Initially, OFill thought he'd just badly injured the man, until he saw a sheet being pulled over the body hours later.
Questioning himself, OFill remembered thinking at the time: "Is this man dead? He can't be dead. I only hit him a few times with a baseball bat in the head and around the shoulder, and neck, and wherever else."
The man was dead and OFill was jailed for 12 years - the incident left him grappling with some hard questions: "You feel bad about yourself and then you question yourself, like, am I a bad person, am I a good person? Am I wrong, am I right?"

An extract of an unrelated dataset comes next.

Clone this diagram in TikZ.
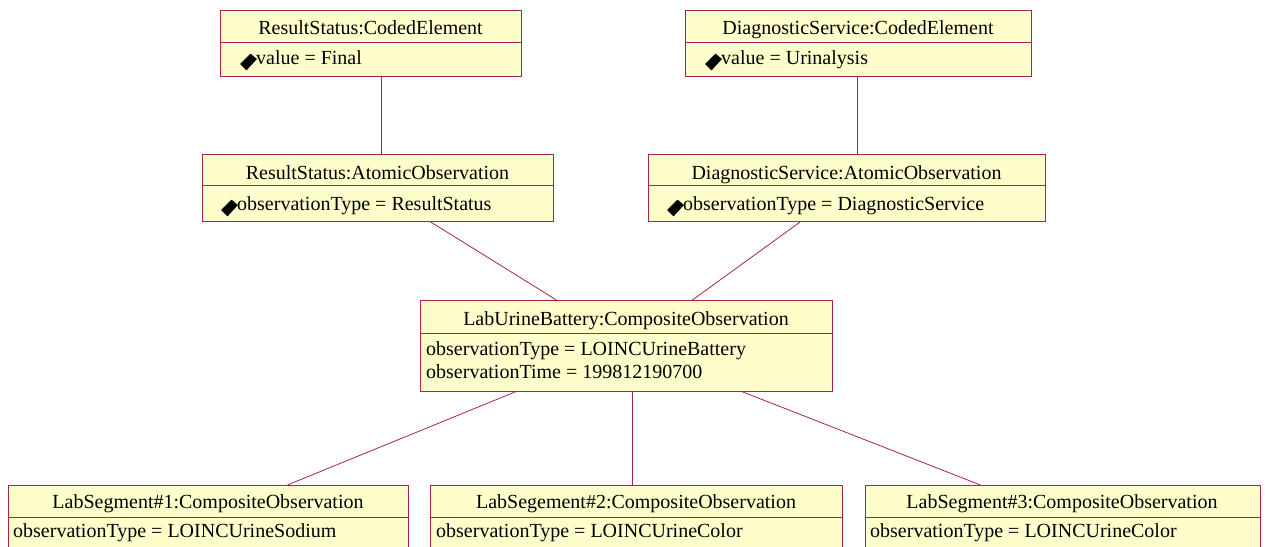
\documentclass[tikz,border=0pt]{standalone}
\usepackage{fontspec}
\setmainfont{Liberation Serif}
\begin{document}
\begin{tikzpicture}[x=1pt,y=-1pt,
  box/.style={draw=umlred, fill=umlfill, line width=0.8pt, rectangle, anchor=north west, inner sep=0pt},
  link/.style={draw=umlred, line width=0.8pt},
  title/.style={font=\fontsize{20}{23}\selectfont, inner sep=0pt, anchor=base},
  attr/.style={font=\fontsize{20}{23}\selectfont, inner sep=0pt, anchor=base west},
  icon/.style={fill=black, draw=black, line width=0.5pt, line join=round}
]
\definecolor{umlred}{HTML}{A8244E}
\definecolor{umlfill}{HTML}{FFFFCC}
\clip (0,0) rectangle (1265,546);
\fill[white] (0,0) rectangle (1265,546);

% boxes
\node[box, minimum width=301pt, minimum height=66pt] (rsce) at (220,10) {};
\node[box, minimum width=346pt, minimum height=66pt] (dsce) at (685,10) {};
\node[box, minimum width=351pt, minimum height=67pt] (rsao) at (202,154) {};
\node[box, minimum width=397pt, minimum height=67pt] (dsao) at (648,154) {};
\node[box, minimum width=412pt, minimum height=91pt] (lub) at (420,300) {};
\node[box, minimum width=400pt, minimum height=90pt] (seg1) at (8,485) {};
\node[box, minimum width=412pt, minimum height=90pt] (seg2) at (430,485) {};
\node[box, minimum width=395pt, minimum height=90pt] (seg3) at (865,485) {};

% dividers
\foreach \b/\d in {rsce/32, dsce/32, rsao/31, dsao/31, lub/33, seg1/32, seg2/32, seg3/32}
  \draw[link] ([yshift=-\d pt]\b.north west) -- ([yshift=-\d pt]\b.north east);

% titles
\node[title] (t1) at (370.5,34) {ResultStatus:CodedElement};
\node[title] (t2) at (858,34) {DiagnosticService:CodedElement};
\node[title] (t3) at (377.5,179) {ResultStatus:AtomicObservation};
\node[title] (t4) at (846.5,179) {DiagnosticService:AtomicObservation};
\node[title] (t5) at (626,325) {LabUrineBattery:CompositeObservation};
\node[title] (t6) at (208,508) {LabSegment\#1:CompositeObservation};
\node[title] (t7) at (636,508) {LabSegement\#2:CompositeObservation};
\node[title] (t8) at (1062,508) {LabSegment\#3:CompositeObservation};

% attributes
\node[attr] (a1) at (256,64) {value = Final};
\node[attr] (a2) at (721,64) {value = Urinalysis};
\node[attr] (a3) at (237,210) {observationType = ResultStatus};
\node[attr] (a4) at (683,210) {observationType = DiagnosticService};
\node[attr] (a5) at (426,355) {observationType = LOINCUrineBattery};
\node[attr] (a5b) at (426,378) {observationTime = 199812190700};
\node[attr] (a6) at (13,537) {observationType = LOINCUrineSodium};
\node[attr] (a7) at (436,537) {observationType = LOINCUrineColor};
\node[attr] (a8) at (870,537) {observationType = LOINCUrineColor};

% diamond icons
\foreach \cx/\cy in {248.5/62, 713.5/62, 229.5/208, 675.5/208}
  \draw[icon] (\cx-8,\cy+2) -- (\cx+2,\cy-8) -- (\cx+8,\cy-3) -- (\cx-2,\cy+8) -- cycle;

% connectors
\draw[link] ([xshift=10.5pt]rsce.south) -- ([xshift=3.5pt]rsao.north);
\draw[link] ([xshift=-1pt]dsce.south) -- ([xshift=10.5pt]dsao.north);
\draw[link] ([xshift=52.5pt]rsao.south) -- ([xshift=-70pt]lub.north);
\draw[link] ([xshift=-46.5pt]dsao.south) -- ([xshift=66pt]lub.north);
\draw[link] ([xshift=-111pt]lub.south) -- ([xshift=79pt]seg1.north);
\draw[link] ([xshift=6pt]lub.south) -- ([xshift=-4pt]seg2.north);
\draw[link] ([xshift=116pt]lub.south) -- ([xshift=-82.5pt]seg3.north);
\end{tikzpicture}
\end{document}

These sentiments were shared by a one-punch killer, Jacob Dunne, who had been out for a mate's 18th birthday when they ran into a bit of trouble.
He punched a guy and he fell to the ground, an act that he and his friends had actually taken 'a little bit of pride in.'
Jacob went on with his life, going on holiday with his family, not fully realising what had just happened.
He said: "We went to Tenerife. Then a couple days later, after we come back from that holiday, the police started raiding me and all my friends' houses and this was a month after that punch.
"And then that's when it started to become a reality that someone had actually... passed away because of my actions."
The whole experience left Jacob feeling a 'mixture of every unpleasant emotion combined - shock, disbelief, self-pity'.
It also left his mum in bits: "My mum was, the best way to describe it is, hysterical. She just kept crying about the pain that the other person's mum would be feeling."
For Craig Harrison, a sniper, the experience was a little different.
The trained killer explained his first mission in Iraq, in the Maysan desert.
He said he was being scouted by a motorbike and got 'the green light to take the target out'.
He said: "I shot. Missed my first shot, second shot, I got him. And then I had to go up to the body to see if he was dead.
"And I remember walking up to the body. The motorbike, the throttle was stuck in the sand, and the bike was revving, had an AK strapped to it, and the guy was on the floor and he passed away.
"Yeah, weird, weird feeling. Weird feeling. You feel like you're in trouble. You feel, f**k, I've just killed someone.
"But people are thanking you, going, 'Oh yeah, good shot,' tapping your shoulders, 'Good shot, good mission there, Craig, well done.'
"But you've just killed someone. Strange feeling, strange feeling."
Craig has since grappled with PTSD and explained that his wife and his dog are the reason he's been able to keep going.
Bobby Cummines, a gangster, who prefers the term businessman, also has to live with having someone's life on his conscience.
Explaining a situation that went wrong and resulted in someone's death, Bobby said: "That is the hardest thing I have to live with. Someone choked on a gag on a bit of work, you know? And they choked on their vomit.
"It's a bad place for me. Like we've done a hundred times, you tie 'em up, you gag 'em, yeah? You go, the police come, untie 'em, boom. If I could undo that one, just that one, that would be the only thing in my life I would undo."
"And even to this day, I have to live with that," he added.